Virtual Machine Threat Detection in Google Security Command Center Now Generally Available


Google Cloud recently announced the general availability (GA) of Virtual Machine Threat Detection (VMTD) as a built-in service in Security Command Center Premium, which can detect if hackers attempt to mine cryptocurrency in a company's cloud environment.

The capability of the Security Command Center is a part of the vision the company has regarding invisible security. Earlier, VMTD was released in public preview and received adoption from users around the world, according to the company. Moreover, since the service’s initial release, the company has added several new features like more frequent scanning across many instances.

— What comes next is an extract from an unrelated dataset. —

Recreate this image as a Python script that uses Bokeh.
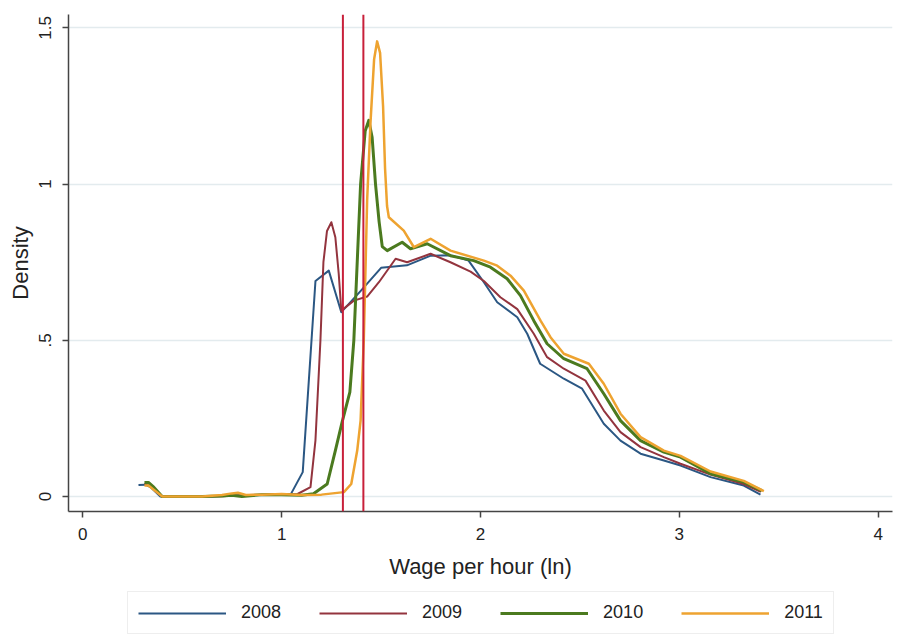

Customers can easily enable VTMD by checking a box in their Security Command Center Premium settings. Subsequently, the service can detect if the customers’ cloud environment contains malware that hijacks infrastructure resources to mine cryptocurrency. Furthermore, the service provides technical information about the malware to help administrators block it.

VM Threat Detection is built into Google Cloud's hypervisor, a secure platform that creates and manages all Compute Engine VMs. Under the hood, the service scans enabled Compute Engine projects and VM instances to detect unwanted applications, such as cryptocurrency mining software running in VMs. And the analysis engine ingests metadata from VM guest memory and writes findings to Security Command Center. 


VMTD does not rely on software agents to detect malware compared to traditional cybersecurity products. Attackers cannot disable it; unlike agents, they potentially can. Furthermore, setup is less time-consuming, considering when there are a large number of instances. 

In a Google Cloud blog post, the company intends to expand VMTD to cover more cybersecurity use cases in the future. Timothy Peacock, a senior product manager, stated:

In the future, we plan on further improving VMTD’s understanding of Linux kernels to detect additional advanced attacks and report live telemetry to our customers. With its unique position as an outside-the-instance observer, VMTD can detect rootkits and bootkits, attacks that tamper with kernel integrity, and otherwise blind the kernel and traditional endpoint detection and response technology (EDR) to their presence.

Lastly, the pricing details of the Security Command Center are available on the pricing page, and more details are on the documentation landing page.